Recorded data >>

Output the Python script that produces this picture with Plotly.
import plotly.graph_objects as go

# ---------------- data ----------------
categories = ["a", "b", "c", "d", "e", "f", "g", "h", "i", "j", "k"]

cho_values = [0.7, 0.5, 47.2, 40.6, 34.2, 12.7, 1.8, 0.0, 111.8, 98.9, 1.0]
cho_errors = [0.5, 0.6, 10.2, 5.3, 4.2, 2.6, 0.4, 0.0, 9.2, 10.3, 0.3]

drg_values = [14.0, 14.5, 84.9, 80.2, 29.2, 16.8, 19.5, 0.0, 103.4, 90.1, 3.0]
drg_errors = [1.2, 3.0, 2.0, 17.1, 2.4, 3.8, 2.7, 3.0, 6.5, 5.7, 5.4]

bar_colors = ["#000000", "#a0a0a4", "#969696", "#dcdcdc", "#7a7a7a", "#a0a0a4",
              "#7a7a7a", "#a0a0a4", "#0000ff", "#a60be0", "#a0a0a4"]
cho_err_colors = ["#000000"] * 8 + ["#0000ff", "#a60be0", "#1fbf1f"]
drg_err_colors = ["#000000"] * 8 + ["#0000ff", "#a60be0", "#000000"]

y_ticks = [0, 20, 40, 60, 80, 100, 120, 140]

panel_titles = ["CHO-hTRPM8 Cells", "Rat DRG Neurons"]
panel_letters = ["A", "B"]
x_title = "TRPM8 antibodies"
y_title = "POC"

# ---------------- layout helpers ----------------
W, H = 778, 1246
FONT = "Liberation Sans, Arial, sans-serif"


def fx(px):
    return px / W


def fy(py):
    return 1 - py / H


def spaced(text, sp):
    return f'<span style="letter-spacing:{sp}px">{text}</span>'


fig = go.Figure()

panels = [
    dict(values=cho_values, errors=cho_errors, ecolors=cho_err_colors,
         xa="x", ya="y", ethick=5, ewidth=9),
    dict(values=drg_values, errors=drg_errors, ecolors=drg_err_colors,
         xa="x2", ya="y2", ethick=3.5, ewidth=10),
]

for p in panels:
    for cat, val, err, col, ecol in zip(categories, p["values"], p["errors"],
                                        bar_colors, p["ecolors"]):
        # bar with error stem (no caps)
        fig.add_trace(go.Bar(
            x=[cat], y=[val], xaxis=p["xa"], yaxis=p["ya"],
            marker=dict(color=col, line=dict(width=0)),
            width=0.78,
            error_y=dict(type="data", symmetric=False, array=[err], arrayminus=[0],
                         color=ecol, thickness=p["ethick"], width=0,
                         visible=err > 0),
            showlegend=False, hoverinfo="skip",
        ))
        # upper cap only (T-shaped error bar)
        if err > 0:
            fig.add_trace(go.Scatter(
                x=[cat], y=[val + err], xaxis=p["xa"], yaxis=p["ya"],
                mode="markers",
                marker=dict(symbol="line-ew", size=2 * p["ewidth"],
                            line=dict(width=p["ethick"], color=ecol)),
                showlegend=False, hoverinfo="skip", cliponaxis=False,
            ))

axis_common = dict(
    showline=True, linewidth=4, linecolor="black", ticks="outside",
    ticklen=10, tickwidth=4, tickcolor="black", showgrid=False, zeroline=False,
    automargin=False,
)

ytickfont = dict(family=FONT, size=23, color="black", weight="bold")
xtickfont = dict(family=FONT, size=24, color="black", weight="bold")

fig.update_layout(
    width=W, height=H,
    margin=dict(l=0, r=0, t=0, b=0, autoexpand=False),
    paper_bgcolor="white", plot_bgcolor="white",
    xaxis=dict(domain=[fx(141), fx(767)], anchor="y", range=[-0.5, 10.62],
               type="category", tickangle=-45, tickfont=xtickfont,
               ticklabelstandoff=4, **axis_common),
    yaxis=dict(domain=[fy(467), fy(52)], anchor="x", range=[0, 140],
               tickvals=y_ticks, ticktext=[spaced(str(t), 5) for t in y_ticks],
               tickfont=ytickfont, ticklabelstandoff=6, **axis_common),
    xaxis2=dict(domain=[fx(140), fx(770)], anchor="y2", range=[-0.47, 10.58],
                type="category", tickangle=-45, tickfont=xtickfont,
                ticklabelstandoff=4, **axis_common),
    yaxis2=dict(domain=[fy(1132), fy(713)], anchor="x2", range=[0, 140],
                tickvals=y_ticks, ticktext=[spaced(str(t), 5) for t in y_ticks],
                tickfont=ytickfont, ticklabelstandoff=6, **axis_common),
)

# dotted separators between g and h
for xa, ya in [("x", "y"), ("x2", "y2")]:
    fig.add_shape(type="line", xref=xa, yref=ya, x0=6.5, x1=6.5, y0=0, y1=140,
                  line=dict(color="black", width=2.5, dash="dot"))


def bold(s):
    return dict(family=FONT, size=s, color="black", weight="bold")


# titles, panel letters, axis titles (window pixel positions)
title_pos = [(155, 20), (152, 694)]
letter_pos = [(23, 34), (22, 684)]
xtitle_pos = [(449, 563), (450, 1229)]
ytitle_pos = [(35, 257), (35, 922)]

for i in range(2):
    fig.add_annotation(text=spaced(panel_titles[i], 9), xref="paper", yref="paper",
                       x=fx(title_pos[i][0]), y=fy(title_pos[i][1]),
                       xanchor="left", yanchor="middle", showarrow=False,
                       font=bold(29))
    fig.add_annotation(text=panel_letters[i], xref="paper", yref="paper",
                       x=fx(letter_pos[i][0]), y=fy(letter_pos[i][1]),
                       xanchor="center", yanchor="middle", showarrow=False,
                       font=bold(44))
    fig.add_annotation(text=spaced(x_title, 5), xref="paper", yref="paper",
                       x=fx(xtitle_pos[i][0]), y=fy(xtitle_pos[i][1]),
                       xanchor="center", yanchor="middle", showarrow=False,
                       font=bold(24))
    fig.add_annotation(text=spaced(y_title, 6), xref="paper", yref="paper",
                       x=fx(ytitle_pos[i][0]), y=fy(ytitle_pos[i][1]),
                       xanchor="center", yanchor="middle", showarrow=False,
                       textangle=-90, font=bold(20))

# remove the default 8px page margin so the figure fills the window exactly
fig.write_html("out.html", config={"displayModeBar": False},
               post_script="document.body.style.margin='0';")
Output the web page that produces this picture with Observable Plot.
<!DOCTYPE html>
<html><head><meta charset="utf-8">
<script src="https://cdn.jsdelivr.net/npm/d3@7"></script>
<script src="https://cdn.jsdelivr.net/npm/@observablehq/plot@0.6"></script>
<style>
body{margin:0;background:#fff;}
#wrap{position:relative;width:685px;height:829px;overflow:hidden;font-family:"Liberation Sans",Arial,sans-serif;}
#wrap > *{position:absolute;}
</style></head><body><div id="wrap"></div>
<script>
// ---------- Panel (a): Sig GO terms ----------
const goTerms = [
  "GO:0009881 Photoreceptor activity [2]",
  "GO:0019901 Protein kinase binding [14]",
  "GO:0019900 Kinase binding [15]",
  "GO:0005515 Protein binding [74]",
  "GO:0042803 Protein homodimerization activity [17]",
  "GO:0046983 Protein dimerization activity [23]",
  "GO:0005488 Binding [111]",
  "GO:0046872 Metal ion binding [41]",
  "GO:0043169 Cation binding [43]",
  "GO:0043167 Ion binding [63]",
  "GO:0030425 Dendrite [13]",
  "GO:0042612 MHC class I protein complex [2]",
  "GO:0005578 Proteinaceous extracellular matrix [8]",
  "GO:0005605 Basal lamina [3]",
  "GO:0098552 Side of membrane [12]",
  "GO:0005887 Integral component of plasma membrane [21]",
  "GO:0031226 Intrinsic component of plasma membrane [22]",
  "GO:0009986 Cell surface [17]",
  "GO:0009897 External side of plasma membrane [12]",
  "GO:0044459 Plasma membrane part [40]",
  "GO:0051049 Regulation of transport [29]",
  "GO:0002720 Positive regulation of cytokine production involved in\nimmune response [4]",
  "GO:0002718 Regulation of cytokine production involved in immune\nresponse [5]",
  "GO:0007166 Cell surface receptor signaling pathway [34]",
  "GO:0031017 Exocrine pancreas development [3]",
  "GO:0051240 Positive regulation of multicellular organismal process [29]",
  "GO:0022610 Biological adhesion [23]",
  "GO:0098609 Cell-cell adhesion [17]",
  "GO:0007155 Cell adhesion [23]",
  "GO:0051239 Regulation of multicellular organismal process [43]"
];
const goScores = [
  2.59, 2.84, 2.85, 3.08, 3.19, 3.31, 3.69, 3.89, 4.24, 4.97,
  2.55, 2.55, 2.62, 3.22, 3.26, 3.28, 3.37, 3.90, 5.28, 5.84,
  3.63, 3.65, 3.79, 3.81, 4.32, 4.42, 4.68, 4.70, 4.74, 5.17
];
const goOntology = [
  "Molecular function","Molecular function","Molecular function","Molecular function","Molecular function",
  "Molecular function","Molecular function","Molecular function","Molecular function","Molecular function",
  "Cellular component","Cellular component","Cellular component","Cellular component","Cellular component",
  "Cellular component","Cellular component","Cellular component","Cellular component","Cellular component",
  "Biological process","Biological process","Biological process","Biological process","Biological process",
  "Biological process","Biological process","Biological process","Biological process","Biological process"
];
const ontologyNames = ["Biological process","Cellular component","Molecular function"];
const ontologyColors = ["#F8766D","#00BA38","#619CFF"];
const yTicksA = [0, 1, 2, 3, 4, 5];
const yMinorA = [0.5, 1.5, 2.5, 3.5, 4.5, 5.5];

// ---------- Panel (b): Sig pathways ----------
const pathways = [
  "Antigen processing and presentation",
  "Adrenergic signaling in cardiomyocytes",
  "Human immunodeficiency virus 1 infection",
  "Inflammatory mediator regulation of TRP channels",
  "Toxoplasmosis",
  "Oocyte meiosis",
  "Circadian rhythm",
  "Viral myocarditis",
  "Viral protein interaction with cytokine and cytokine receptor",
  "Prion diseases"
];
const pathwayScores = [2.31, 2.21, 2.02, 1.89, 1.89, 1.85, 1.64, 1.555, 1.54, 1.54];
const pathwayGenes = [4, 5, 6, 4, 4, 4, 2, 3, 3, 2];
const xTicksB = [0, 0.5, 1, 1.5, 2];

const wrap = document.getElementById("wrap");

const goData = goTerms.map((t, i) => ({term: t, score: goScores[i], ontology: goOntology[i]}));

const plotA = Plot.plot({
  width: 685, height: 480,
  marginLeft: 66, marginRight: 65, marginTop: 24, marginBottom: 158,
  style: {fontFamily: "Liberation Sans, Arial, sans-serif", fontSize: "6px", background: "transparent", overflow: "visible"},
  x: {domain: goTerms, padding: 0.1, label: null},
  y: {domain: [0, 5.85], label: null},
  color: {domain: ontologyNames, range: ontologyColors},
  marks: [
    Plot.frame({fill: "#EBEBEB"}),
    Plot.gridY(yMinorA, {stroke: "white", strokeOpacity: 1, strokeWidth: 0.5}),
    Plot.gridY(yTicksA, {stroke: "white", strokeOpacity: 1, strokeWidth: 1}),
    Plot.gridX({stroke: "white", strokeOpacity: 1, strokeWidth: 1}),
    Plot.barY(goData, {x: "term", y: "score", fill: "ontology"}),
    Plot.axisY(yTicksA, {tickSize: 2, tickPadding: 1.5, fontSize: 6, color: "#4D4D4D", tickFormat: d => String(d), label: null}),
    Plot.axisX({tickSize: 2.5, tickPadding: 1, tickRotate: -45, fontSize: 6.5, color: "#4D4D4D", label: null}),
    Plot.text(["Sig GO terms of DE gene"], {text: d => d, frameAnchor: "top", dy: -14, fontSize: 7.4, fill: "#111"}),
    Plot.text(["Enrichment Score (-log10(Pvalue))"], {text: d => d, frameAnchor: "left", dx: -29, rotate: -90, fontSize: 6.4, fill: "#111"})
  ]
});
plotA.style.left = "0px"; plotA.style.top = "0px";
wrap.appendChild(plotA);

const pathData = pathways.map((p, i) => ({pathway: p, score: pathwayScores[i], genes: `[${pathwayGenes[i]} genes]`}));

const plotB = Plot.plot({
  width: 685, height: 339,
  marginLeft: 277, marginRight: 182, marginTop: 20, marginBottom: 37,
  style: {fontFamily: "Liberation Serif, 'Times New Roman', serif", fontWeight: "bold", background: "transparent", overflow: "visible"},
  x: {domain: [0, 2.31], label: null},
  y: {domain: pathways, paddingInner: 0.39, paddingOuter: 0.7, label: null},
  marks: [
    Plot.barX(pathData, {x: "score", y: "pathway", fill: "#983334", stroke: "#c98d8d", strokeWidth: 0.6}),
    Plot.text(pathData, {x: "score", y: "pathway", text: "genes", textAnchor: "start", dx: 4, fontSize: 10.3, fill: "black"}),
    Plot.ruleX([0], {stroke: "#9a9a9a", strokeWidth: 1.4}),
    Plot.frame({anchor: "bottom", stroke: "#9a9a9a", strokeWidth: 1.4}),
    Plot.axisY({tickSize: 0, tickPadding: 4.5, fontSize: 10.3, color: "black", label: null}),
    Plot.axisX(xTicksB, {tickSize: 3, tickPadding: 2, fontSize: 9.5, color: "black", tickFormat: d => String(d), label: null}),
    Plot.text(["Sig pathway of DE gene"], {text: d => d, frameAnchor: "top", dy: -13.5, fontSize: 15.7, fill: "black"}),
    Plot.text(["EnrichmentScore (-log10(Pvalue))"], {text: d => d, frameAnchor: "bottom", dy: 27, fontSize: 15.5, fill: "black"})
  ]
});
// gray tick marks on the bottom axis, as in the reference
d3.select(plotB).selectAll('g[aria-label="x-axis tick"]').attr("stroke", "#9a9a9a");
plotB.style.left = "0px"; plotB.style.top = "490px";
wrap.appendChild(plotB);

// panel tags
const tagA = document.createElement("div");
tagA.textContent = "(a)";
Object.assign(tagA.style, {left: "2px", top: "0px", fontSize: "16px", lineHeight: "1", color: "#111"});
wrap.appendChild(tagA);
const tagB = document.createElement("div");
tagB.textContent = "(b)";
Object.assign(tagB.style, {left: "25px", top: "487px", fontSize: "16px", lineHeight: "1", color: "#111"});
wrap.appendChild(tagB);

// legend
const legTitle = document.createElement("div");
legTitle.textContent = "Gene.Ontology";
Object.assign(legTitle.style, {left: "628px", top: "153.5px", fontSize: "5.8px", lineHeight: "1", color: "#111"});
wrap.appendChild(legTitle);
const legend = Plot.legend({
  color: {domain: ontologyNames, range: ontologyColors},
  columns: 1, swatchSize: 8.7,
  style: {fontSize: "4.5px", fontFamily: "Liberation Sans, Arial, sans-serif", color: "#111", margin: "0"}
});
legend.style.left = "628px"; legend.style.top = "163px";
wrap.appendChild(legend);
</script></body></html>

Task to carry out >> Show every line in the entries where the string "produces" occurs.

Reply >>
Output the Python script that produces this picture with Plotly.
Output the web page that produces this picture with Observable Plot.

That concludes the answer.